After Cobra's demise, Dixon took Rush to Chess. Though Rush was with the label from 1960 to 1962, it released only one of his singles, "So Many Roads, So Many Trains." The lack of attention at Chess prompted Rush to switch to the Duke label in 1962. He stayed with Duke until 1965; once again his total output amounted to one single, a tune called "Homework." Rush's future brightened some when five Rush tracks were included on the classic mid-'60s compilation Chicago/The Blues/Today! The album introduced Rush to white rock fans who had recently been exposed to electric blues. Mike Bloomfield of the Paul Butterfield Blues Band was so moved by Rush's guitar work on the album and in the Chicago clubs he played that he convinced the band's manager, Albert Grossman, to represent Rush. Grossman, who also handled Bob Dylan and Janis Joplin, got Rush a recording contract with Cotillion, the Atlantic Records subsidiary, in 1969. However, Rush's debut album, Mourning for the Morning, was a flop. Overproduced by Nick Gravenites and Bloomfield, who hoped to break Rush into the popular blues-rock field, the album failed to capture Rush's sparse, emotionally rich guitar style. Grossman tried Capitol Records next, and in 1971 Rush and Gravenites went back into the studio for Capitol and produced Right Place, Wrong Time, Rush's most inspired album. Incredibly, Capitol chose not to release it. In 1976, a tiny independent label, Bullfrog, purchased the album and released it, though by this time interest in the blues had receded to an all-time low and the album sold few copies.

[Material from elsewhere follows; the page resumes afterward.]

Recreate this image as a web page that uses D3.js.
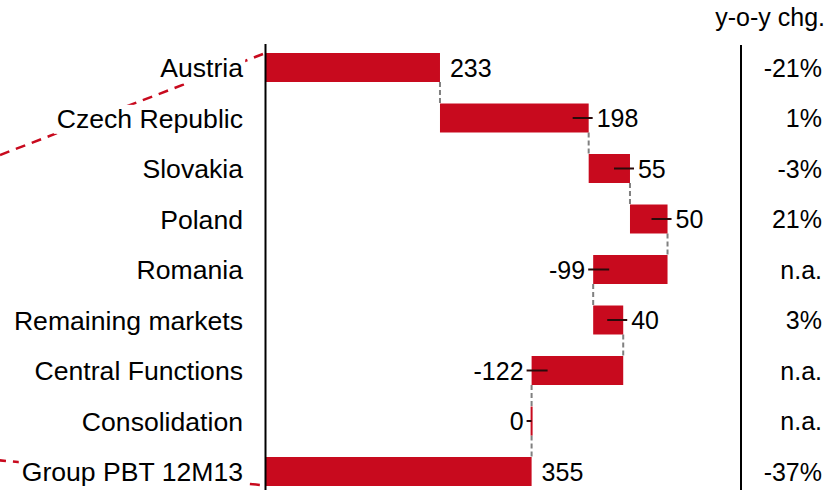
<!DOCTYPE html>
<html>
<head>
<meta charset="utf-8">
<script src="https://cdn.jsdelivr.net/npm/d3@7"></script>
<style>
  html, body { margin: 0; padding: 0; background: #fff; }
  svg { display: block; }
  text { font-family: "Liberation Sans", Arial, sans-serif; fill: #000; }
</style>
</head>
<body>
<svg id="chart" width="830" height="490"></svg>
<script>
// ---- data ----
const categories = ["Austria", "Czech Republic", "Slovakia", "Poland", "Romania",
  "Remaining markets", "Central Functions", "Consolidation", "Group PBT 12M13"];
const values = [233, 198, 55, 50, -99, 40, -122, 0, 355];
const barTypes = ["start", "delta", "delta", "delta", "delta", "delta", "delta", "delta", "total"];
const yoyLabels = ["-21%", "1%", "-3%", "21%", "n.a.", "3%", "n.a.", "n.a.", "-37%"];
const yoyTitle = "y-o-y chg.";

// ---- layout ----
const svg = d3.select("#chart");
const red = "#c80a1e";

const x = d3.scaleLinear().domain([0, 355]).range([265, 531.6]);
const y = d3.scaleBand().domain(categories).range([42.25, 496.75])
  .paddingInner(0.426).paddingOuter(0.213);
const bw = y.bandwidth();

// compute waterfall extents
let cum = 0;
const rows = categories.map((c, i) => {
  const v = values[i];
  let lo, hi, end;
  if (barTypes[i] === "delta") {
    const s = cum; cum += v;
    lo = Math.min(s, cum); hi = Math.max(s, cum); end = cum;
  } else {
    lo = 0; hi = v; cum = v; end = v;
  }
  return { c, v, type: barTypes[i], lo, hi, end, yoy: yoyLabels[i] };
});

// red dashed callout lines (drawn first, occluded by label backgrounds)
const callout = svg.append("g");
callout.append("line")
  .attr("x1", 0).attr("y1", 155)
  .attr("x2", x(0) - 2).attr("y2", y(categories[0]) + 1)
  .attr("stroke", red).attr("stroke-width", 2.5).attr("stroke-dasharray", "10 7");
callout.append("line")
  .attr("x1", -4).attr("y1", 460)
  .attr("x2", x(0) - 4).attr("y2", y(categories[8]) + bw - 1)
  .attr("stroke", red).attr("stroke-width", 2.5).attr("stroke-dasharray", "10 7");

// connectors
const conn = svg.append("g");
for (let i = 0; i < rows.length - 1; i++) {
  const xe = x(rows[i].end);
  conn.append("line")
    .attr("x1", xe).attr("x2", xe)
    .attr("y1", y(rows[i].c) + bw).attr("y2", y(rows[i + 1].c))
    .attr("stroke", "#808080").attr("stroke-width", 2).attr("stroke-dasharray", "5 3");
}

// bars
svg.append("g").selectAll("rect").data(rows).join("rect")
  .attr("x", d => d.hi === d.lo ? x(d.lo) - 1 : x(d.lo))
  .attr("y", d => y(d.c))
  .attr("width", d => Math.max(2, x(d.hi) - x(d.lo)))
  .attr("height", bw)
  .attr("fill", red);

// leader ticks and value labels
const vl = svg.append("g");
rows.forEach(d => {
  const cy = y(d.c) + bw / 2;
  const w = x(d.hi) - x(d.lo);
  const positive = d.v > 0;
  if (d.type === "delta") {
    if (positive) {
      vl.append("line").attr("x1", x(d.hi) - Math.min(16, w)).attr("x2", x(d.hi) + 4)
        .attr("y1", cy).attr("y2", cy).attr("stroke", "#2a0a0a").attr("stroke-width", 2);
    } else {
      vl.append("line").attr("x1", x(d.lo) - 5).attr("x2", x(d.lo) + Math.min(16, w))
        .attr("y1", cy).attr("y2", cy).attr("stroke", "#2a0a0a").attr("stroke-width", 2);
    }
  }
  const t = vl.append("text").attr("y", cy).attr("dy", "0.37em")
    .style("font-size", "25px").text(d.v);
  if (positive) {
    t.attr("x", x(d.hi) + (d.type === "delta" ? 8 : 10)).attr("text-anchor", "start");
  } else {
    t.attr("x", x(d.lo) - 8).attr("text-anchor", "end");
  }
});

// category labels with white backgrounds
const cl = svg.append("g");
rows.forEach(d => {
  const g = cl.append("g");
  const t = g.append("text").attr("x", 243).attr("y", y(d.c) + bw / 2).attr("dy", "0.37em")
    .attr("text-anchor", "end").style("font-size", "26.6px").text(d.c);
  const bb = t.node().getBBox();
  g.insert("rect", "text").attr("x", bb.x - 3).attr("y", bb.y + 1)
    .attr("width", bb.width + 5).attr("height", bb.height - 1).attr("fill", "#fff");
});

// axis lines
svg.append("line").attr("x1", 265.5).attr("x2", 265.5).attr("y1", 44).attr("y2", 490)
  .attr("stroke", "#000").attr("stroke-width", 2);
svg.append("line").attr("x1", 741).attr("x2", 741).attr("y1", 45).attr("y2", 490)
  .attr("stroke", "#000").attr("stroke-width", 2);

// y-o-y column
svg.append("text").attr("x", 825).attr("y", 26).attr("text-anchor", "end")
  .style("font-size", "25px").text(yoyTitle);
svg.append("g").selectAll("text").data(rows).join("text")
  .attr("x", 822).attr("y", d => y(d.c) + bw / 2).attr("dy", "0.37em")
  .attr("text-anchor", "end").style("font-size", "25px").text(d => d.yoy);
</script>
</body>
</html>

Rush kept his career going by performing club dates and occasional festivals, but there were no major recording sessions. At one point in the early '80s, Rush actually quit playing his guitar and settled into retirement. He returned to performing in the mid-'80s. But for dates outside Chicago, Rush used pickup bands- a questionable comeback strategy at best. Even the blues revival of the 1980s and early 1990s failed to resuscitate his recording career, though Rush continues to perform.